As Stevens points out, whilst there are different regimes for managers to deal with, once you scratch below the surface they share a lot of similarities.
In Australia currently APRA is requiring superannuation funds to look through to the first non-controlled entity. As a next step, ASIC is proposing that from next year superannuation funds will be required to report on a look-through basis right down to the underlying investments.
This move to deepen look-through reporting is encouraged under Solvency II and has also been reflected by the obligations on depositaries under AIFMD. “So there is a degree of consistency between different regimes but some important differences as well.”
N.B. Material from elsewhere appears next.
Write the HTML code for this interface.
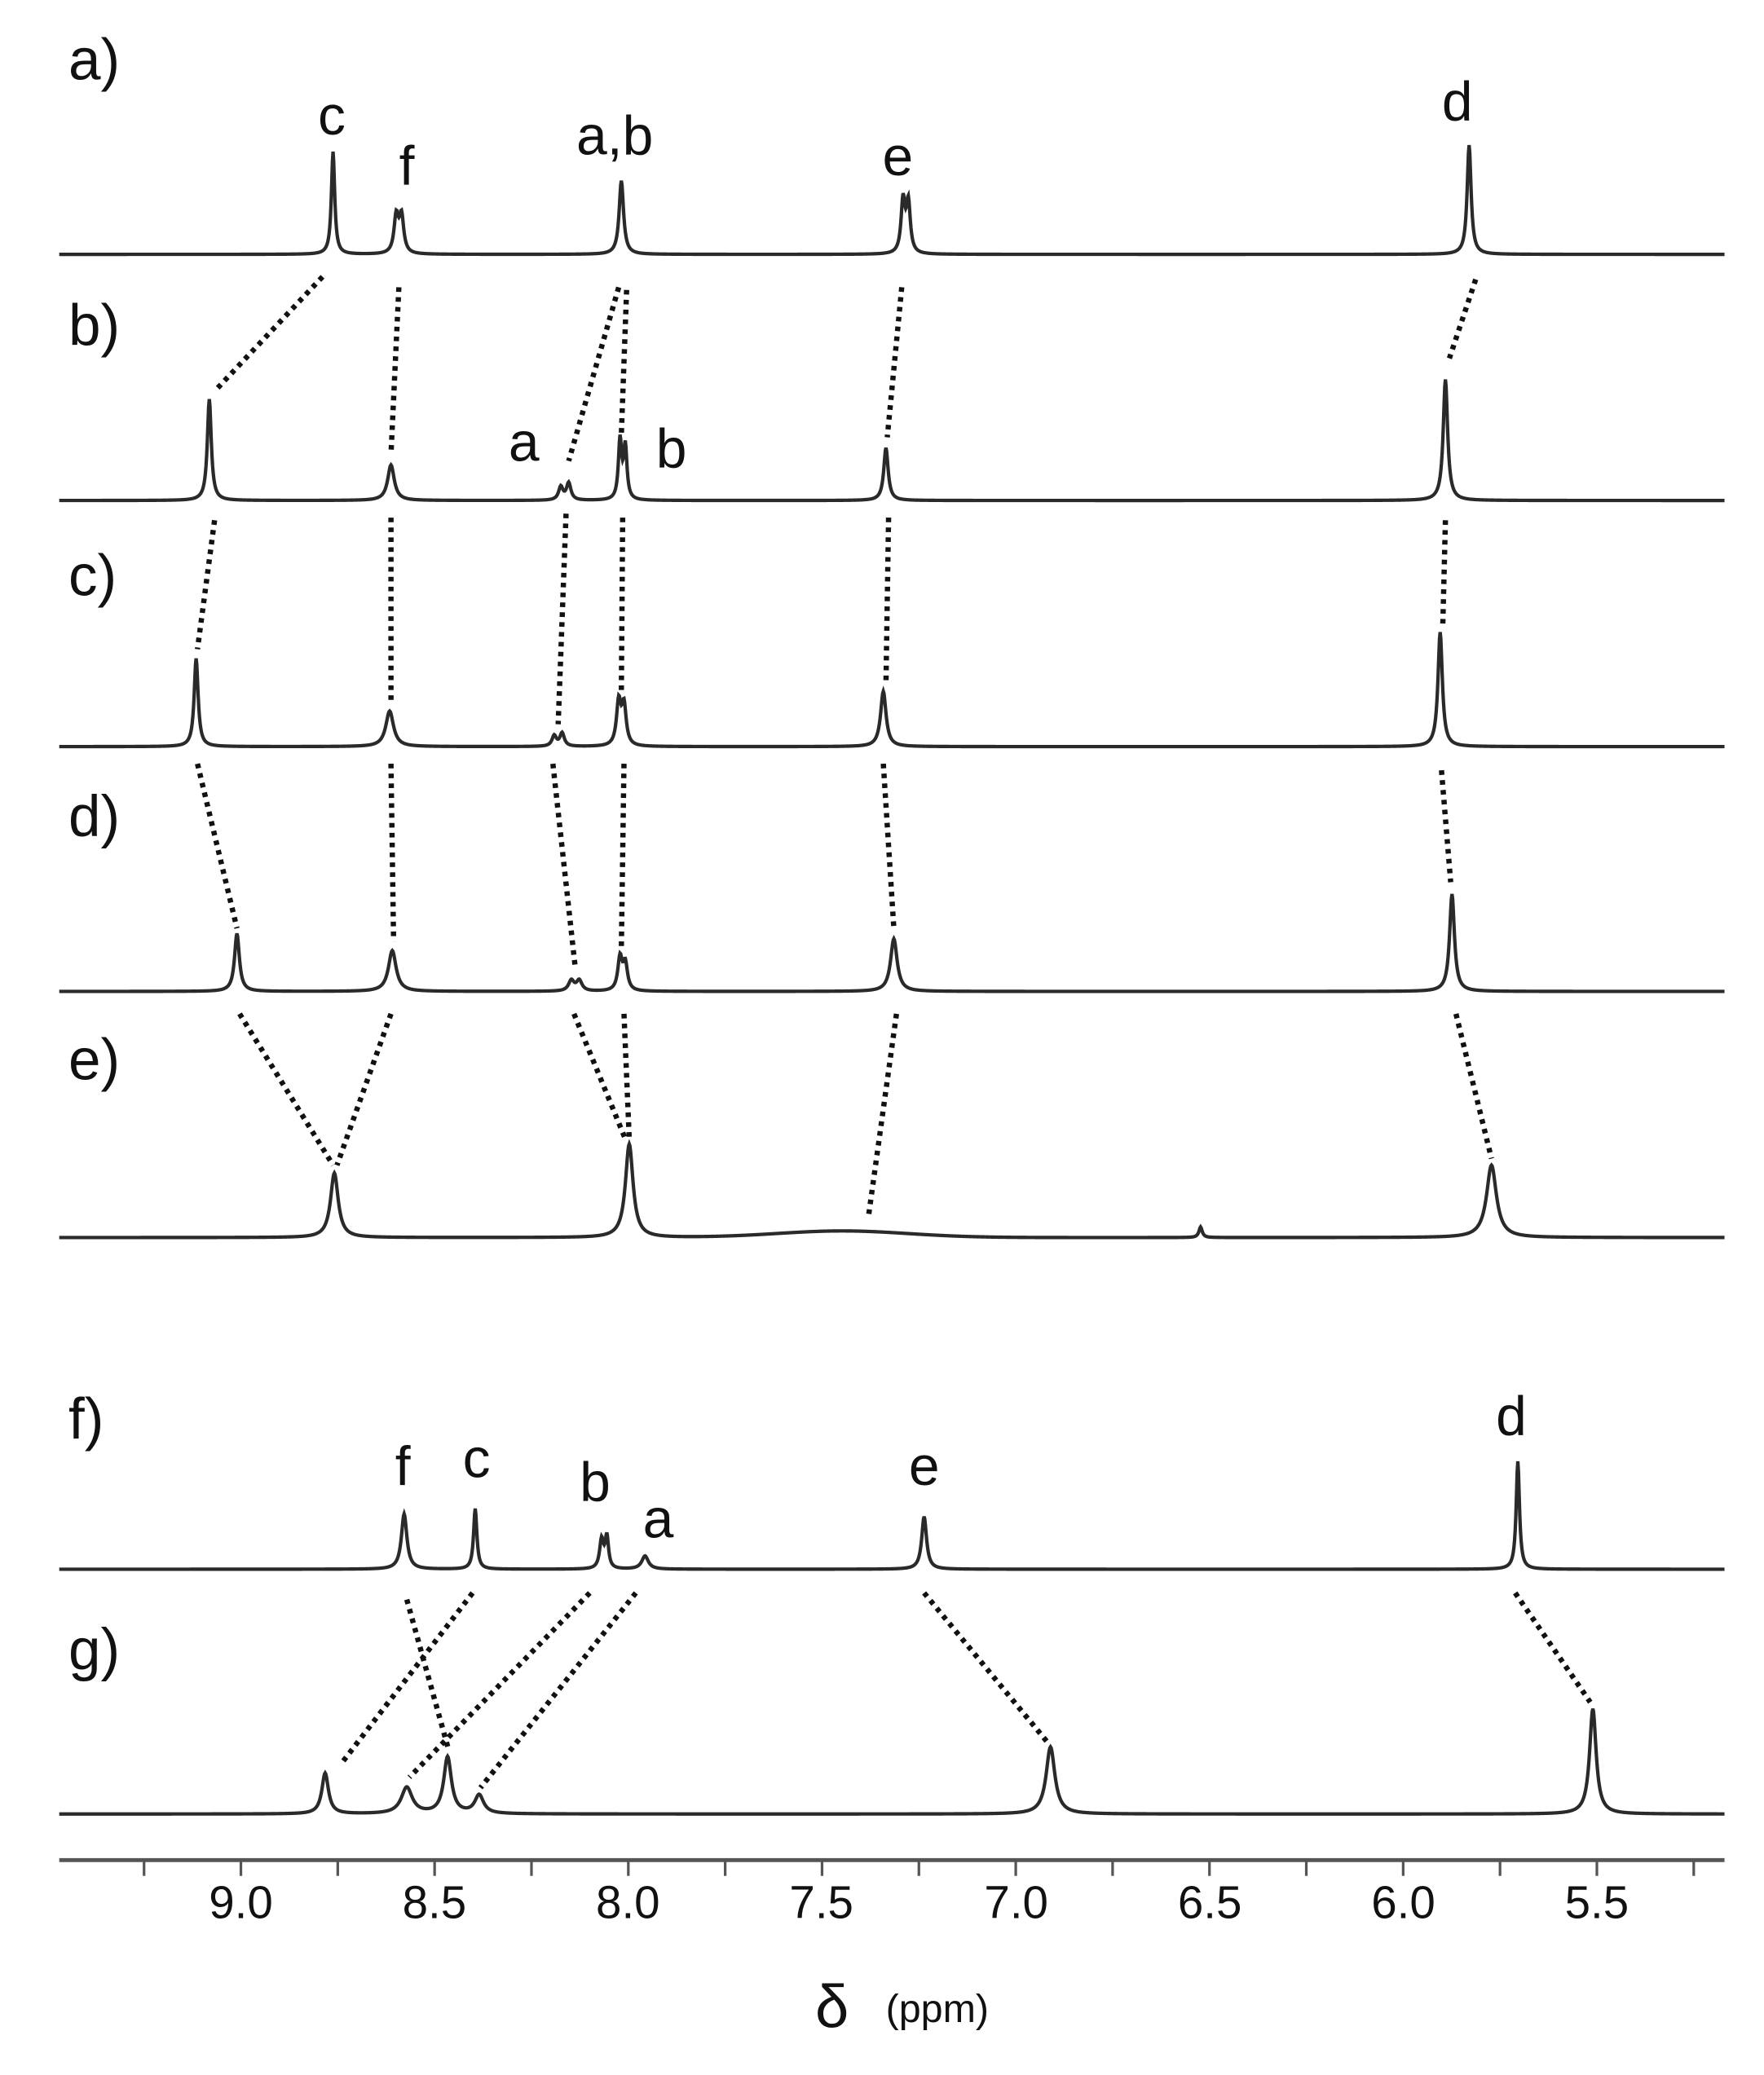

Not all service providers are going to be well equipped to provide an industrial-strength risk transparency reporting solution. Given that under AIFMD managers will also be required to appoint an independent depositary, many will look to leverage off a single counterparty to reduce costs.
BNP Paribas Securities Services is all too aware of this. Last July it completed the acquisition of Commerzbank’s “Depobank” business. The firm now has USD125bn of PERE assets under custody giving it significant weight in the European market.
“There are now synergies available for managers to engage with the same counterparty to use our data expertise and record keeping to perform the depositary function and some of the regulatory reporting tasks. The benefit to this is that the data is already collected. It becomes a marginal cost to the manager to deal with different risk regimes and reporting obligations like Annex IV. I think there is going to be a degree of consolidation in the industry once Europe decides on the best model. Some of the more bespoke solutions that currently exist may fall by the wayside.”
With risk transparency on everyone’s agenda, getting the right solution in place is going to be paramount for global PERE managers.